**PROBLEM STATEMENT:**
What number of lines in the material contain the word "this"? Give that number alone.

(Records from a dataset)

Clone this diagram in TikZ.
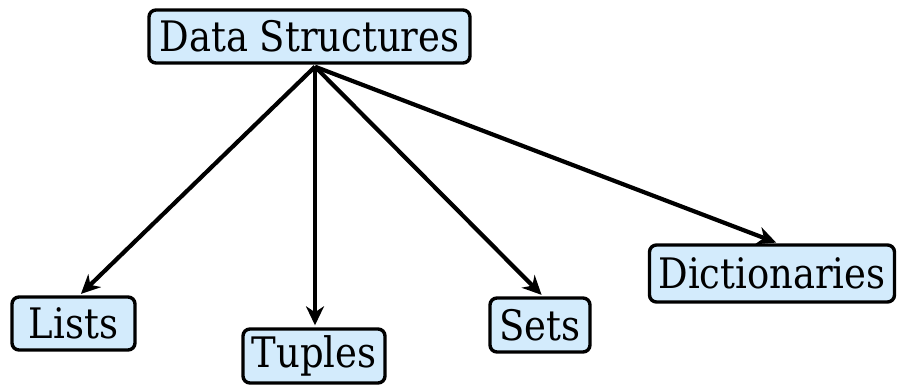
\documentclass[tikz,border=0pt]{standalone}
\usepackage{fontspec}
\setmainfont[FakeStretch=0.88]{DejaVu Serif}
\usetikzlibrary{arrows.meta}
\begin{document}
\begin{tikzpicture}[x=1pt,y=-1pt,
  box/.style={draw=black, line width=3.4pt, rounded corners=7pt, fill=boxblue,
    inner sep=0pt, font=\fontsize{42}{46}\selectfont, anchor=center},
  arr/.style={line width=4.2pt, -{Stealth[length=19pt,width=18pt,inset=6pt]}, shorten >=2pt}]
\definecolor{boxblue}{HTML}{D3EBFC}
\useasboundingbox (0,0) rectangle (897,387);
\node[box, minimum width=321pt, minimum height=53pt] (ds) at (309.5,36.5) {Data Structures};
\node[box, minimum width=123pt, minimum height=53pt] (li) at (73.5,323.5) {Lists};
\node[box, minimum width=142pt, minimum height=54pt] (tu) at (314,356) {Tuples};
\node[box, minimum width=100pt, minimum height=54pt] (se) at (540,325) {Sets};
\node[box, minimum width=245pt, minimum height=57pt] (di) at (772,273.5) {Dictionaries};
\coordinate (src) at ([xshift=5.5pt,yshift=-2pt]ds.south);
\draw[arr] (src) -- ([xshift=6pt]li.north);
\draw[arr] (src) -- ([xshift=1pt]tu.north);
\draw[arr] (src) -- ([xshift=3pt]se.north);
\draw[arr] (src) -- ([xshift=6pt]di.north);
\end{tikzpicture}
\end{document}
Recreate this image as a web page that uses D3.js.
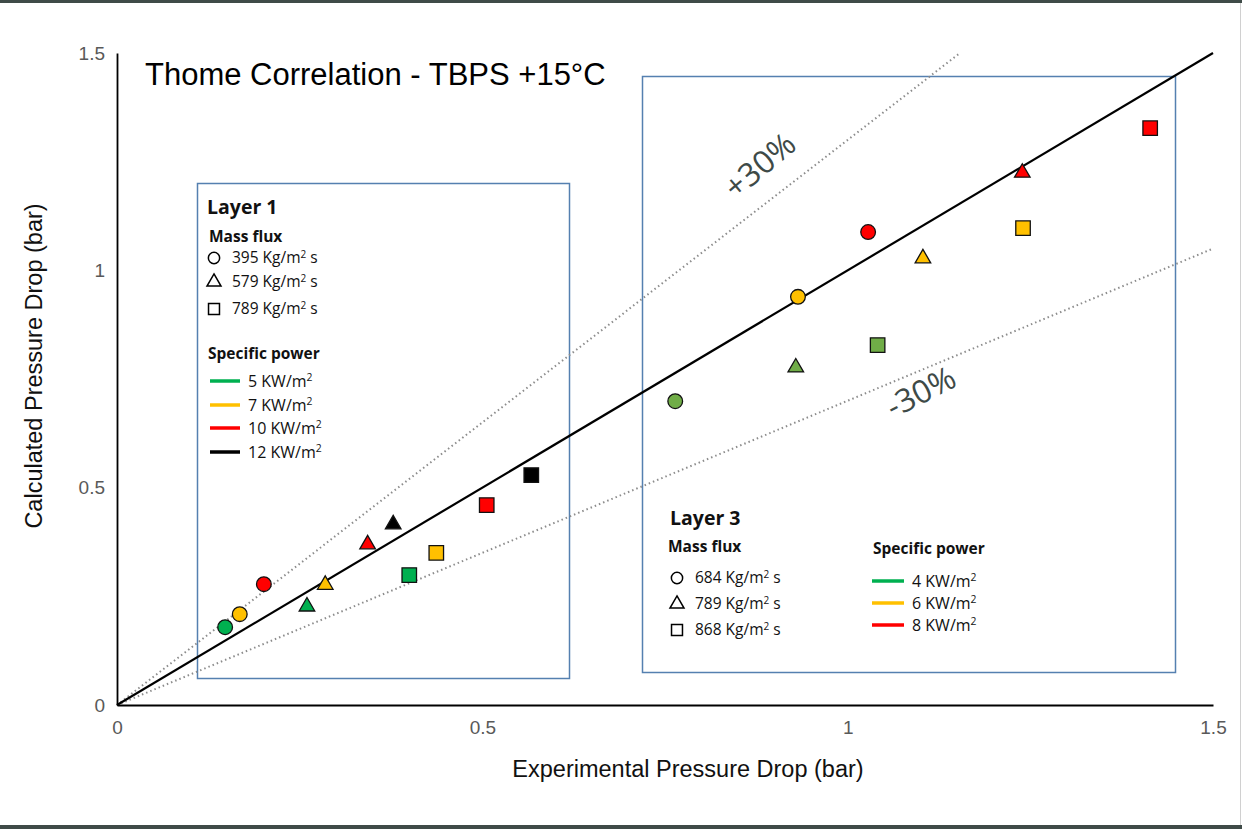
<!DOCTYPE html>
<html><head><meta charset="utf-8">
<script src="https://cdn.jsdelivr.net/npm/d3@7"></script>
<style>body{margin:0;background:#fff}svg{display:block}</style>
</head><body><svg id="c" width="1242" height="829"></svg>
<script>
// ---- data ----
const xTicks = [0, 0.5, 1, 1.5];
const yTicks = [0, 0.5, 1, 1.5];
const xTickLabels = ["0", "0.5", "1", "1.5"];
const yTickLabels = ["0", "0.5", "1", "1.5"];

// Layer 1
const l1Exp   = [0.148, 0.168, 0.201, 0.260, 0.285, 0.343, 0.378, 0.400, 0.437, 0.506, 0.567];
const l1Calc  = [0.179, 0.209, 0.278, 0.230, 0.280, 0.373, 0.419, 0.299, 0.350, 0.460, 0.529];
const l1Flux  = ["395", "395", "395", "579", "579", "579", "579", "789", "789", "789", "789"];
const l1Power = ["5", "7", "10", "5", "7", "10", "12", "5", "7", "10", "12"];
const l1FluxLevels  = ["395", "579", "789"];
const l1PowerLevels = ["5", "7", "10", "12"];

// Layer 3
const l3Exp   = [0.764, 0.932, 1.028, 0.929, 1.103, 1.239, 1.041, 1.240, 1.414];
const l3Calc  = [0.699, 0.939, 1.088, 0.780, 1.031, 1.228, 0.828, 1.097, 1.327];
const l3Flux  = ["684", "684", "684", "789", "789", "789", "868", "868", "868"];
const l3Power = ["4", "6", "8", "4", "6", "8", "4", "6", "8"];
const l3FluxLevels  = ["684", "789", "868"];
const l3PowerLevels = ["4", "6", "8"];

const bandFactors = [1.3, 0.7];
const bandLabels = ["+30%", "-30%"];

// ---- layout ----
const svg = d3.select("#c");
const x = d3.scaleLinear().domain([0, 1.5]).range([117, 1213]);
const y = d3.scaleLinear().domain([0, 1.5]).range([705, 53]);
const shapes = [d3.symbolCircle, d3.symbolTriangle, d3.symbolSquare];
const shapeSize = [170, 105, 210];
const l1Color = d3.scaleOrdinal().domain(l1PowerLevels).range(["#00B050", "#FFC000", "#FF0000", "#000000"]);
const l3Color = d3.scaleOrdinal().domain(l3PowerLevels).range(["#70AD47", "#FFC000", "#FF0000"]);
const l3LegendColor = d3.scaleOrdinal().domain(l3PowerLevels).range(["#00B050", "#FFC000", "#FF0000"]);
const legendFont = "'Open Sans', 'Noto Sans', sans-serif";
const mainFont = "'Liberation Sans', Arial, sans-serif";

// frame
svg.append("rect").attr("x", 0).attr("y", 0).attr("width", 1242).attr("height", 3).attr("fill", "#3F4B48");
svg.append("rect").attr("x", 0).attr("y", 825).attr("width", 1242).attr("height", 4).attr("fill", "#3F4B48");
svg.append("line").attr("x1", 1240.5).attr("x2", 1240.5).attr("y1", 3).attr("y2", 825).attr("stroke", "#D0D0D0");

// legend boxes
const boxStroke = "#5580B0";
svg.append("rect").attr("x", 197.5).attr("y", 183.5).attr("width", 372).attr("height", 495)
  .attr("fill", "none").attr("stroke", boxStroke).attr("stroke-width", 1.5);
svg.append("rect").attr("x", 642.5).attr("y", 76.5).attr("width", 533).attr("height", 596)
  .attr("fill", "none").attr("stroke", boxStroke).attr("stroke-width", 1.5);

// band lines
bandFactors.forEach(f => {
  const xe = Math.min(1.5, 1.5 / f);
  svg.append("line").attr("x1", x(0)).attr("y1", y(0)).attr("x2", x(xe)).attr("y2", y(xe * f))
    .attr("stroke", "#8C8C8C").attr("stroke-width", 2).attr("stroke-dasharray", "1.5,3");
});
// 1:1 line
svg.append("line").attr("x1", x(0)).attr("y1", y(0)).attr("x2", x(1.5)).attr("y2", y(1.5))
  .attr("stroke", "#000").attr("stroke-width", 2.2);

// axes
const xAxis = d3.axisBottom(x).tickValues(xTicks).tickFormat((d, i) => xTickLabels[i]).tickSize(0).tickPadding(16);
const yAxis = d3.axisLeft(y).tickValues(yTicks).tickFormat((d, i) => yTickLabels[i]).tickSize(0).tickPadding(12);
const gx = svg.append("g").attr("transform", "translate(0,705)").call(xAxis);
const gy = svg.append("g").attr("transform", "translate(117,0)").call(yAxis);
gx.select(".domain").attr("stroke", "#000").attr("stroke-width", 2.2);
gy.select(".domain").attr("stroke", "#000").attr("stroke-width", 1.8);
[gx, gy].forEach(g => g.selectAll("text").attr("fill", "#595959").attr("font-size", 19).attr("font-family", mainFont));

// axis titles
svg.append("text").attr("x", 688).attr("y", 777).attr("text-anchor", "middle")
  .attr("font-family", mainFont).attr("font-size", 23.5).attr("fill", "#111").text("Experimental Pressure Drop (bar)");
svg.append("text").attr("transform", "translate(42,366) rotate(-90)").attr("text-anchor", "middle")
  .attr("font-family", mainFont).attr("font-size", 23.5).attr("fill", "#111").text("Calculated Pressure Drop (bar)");

// title
svg.append("text").attr("x", 145).attr("y", 85).attr("font-family", mainFont).attr("font-size", 31)
  .attr("fill", "#000").text("Thome Correlation - TBPS +15°C");

// band labels
svg.append("text").attr("transform", "translate(767,174) rotate(-40)").attr("text-anchor", "middle")
  .attr("font-family", legendFont).attr("font-size", 32).attr("fill", "#3E4A47").text(bandLabels[0]);
svg.append("text").attr("transform", "translate(926,402) rotate(-27)").attr("text-anchor", "middle")
  .attr("font-family", legendFont).attr("font-size", 32).attr("fill", "#3E4A47").text(bandLabels[1]);

// points
function drawPoints(ex, ca, flux, power, fluxLevels, color) {
  ex.forEach((v, i) => {
    const si = fluxLevels.indexOf(flux[i]);
    svg.append("path")
      .attr("d", d3.symbol().type(shapes[si]).size(shapeSize[si])())
      .attr("transform", `translate(${x(v)},${y(ca[i]) + (si === 1 ? 1.5 : 0)})`)
      .attr("fill", color(power[i])).attr("stroke", "#111").attr("stroke-width", 1.3);
  });
}
drawPoints(l1Exp, l1Calc, l1Flux, l1Power, l1FluxLevels, l1Color);
drawPoints(l3Exp, l3Calc, l3Flux, l3Power, l3FluxLevels, l3Color);

// legends
function legendText(px, py, txt, size, bold) {
  return svg.append("text").attr("x", px).attr("y", py).attr("font-family", legendFont)
    .attr("font-size", size).attr("font-weight", bold ? "bold" : "normal").attr("fill", "#111").text(txt);
}
function unitText(px, py, num, unit, size) {
  const t = svg.append("text").attr("x", px).attr("y", py).attr("font-family", legendFont)
    .attr("font-size", size).attr("fill", "#111");
  t.append("tspan").text(num + unit);
  t.append("tspan").attr("font-size", size * 0.65).attr("dy", -size * 0.35).text("2");
  return t;
}
function fluxItem(px, py, si, label) {
  svg.append("path").attr("d", d3.symbol().type(shapes[si]).size([100, 85, 120][si])())
    .attr("transform", `translate(${px},${py})`).attr("fill", "#fff").attr("stroke", "#000").attr("stroke-width", 1.5);
  const t = svg.append("text").attr("x", px + 18).attr("y", py + 5).attr("font-family", legendFont)
    .attr("font-size", 15.5).attr("fill", "#111");
  t.append("tspan").text(label + " Kg/m");
  t.append("tspan").attr("font-size", 10).attr("dy", -5).text("2");
  t.append("tspan").attr("dy", 5).text(" s");
}
// Layer 1 legend
legendText(207, 214, "Layer 1", 19.5, true);
legendText(209, 242, "Mass flux", 15.5, true);
l1FluxLevels.forEach((f, i) => fluxItem(214, [258, 282, 309][i], i, f));
legendText(208, 359, "Specific power", 15.5, true);
l1PowerLevels.forEach((p, i) => {
  const py = [381, 405, 428, 452][i];
  svg.append("line").attr("x1", 210).attr("x2", 240).attr("y1", py).attr("y2", py)
    .attr("stroke", l1Color(p)).attr("stroke-width", 3.5);
  unitText(248, py + 6, p, " KW/m", 16);
});
// Layer 3 legend
legendText(670, 525, "Layer 3", 19.5, true);
legendText(668, 552, "Mass flux", 15.5, true);
l3FluxLevels.forEach((f, i) => fluxItem(677, [578, 604, 630][i], i, f));
legendText(873, 554, "Specific power", 15.5, true);
l3PowerLevels.forEach((p, i) => {
  const py = [581, 603, 625][i];
  svg.append("line").attr("x1", 872).attr("x2", 904).attr("y1", py).attr("y2", py)
    .attr("stroke", l3LegendColor(p)).attr("stroke-width", 3.5);
  unitText(912, py + 6, p, " KW/m", 16);
});
</script></body></html>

**SOLUTION TO THE EXERCISE:**
2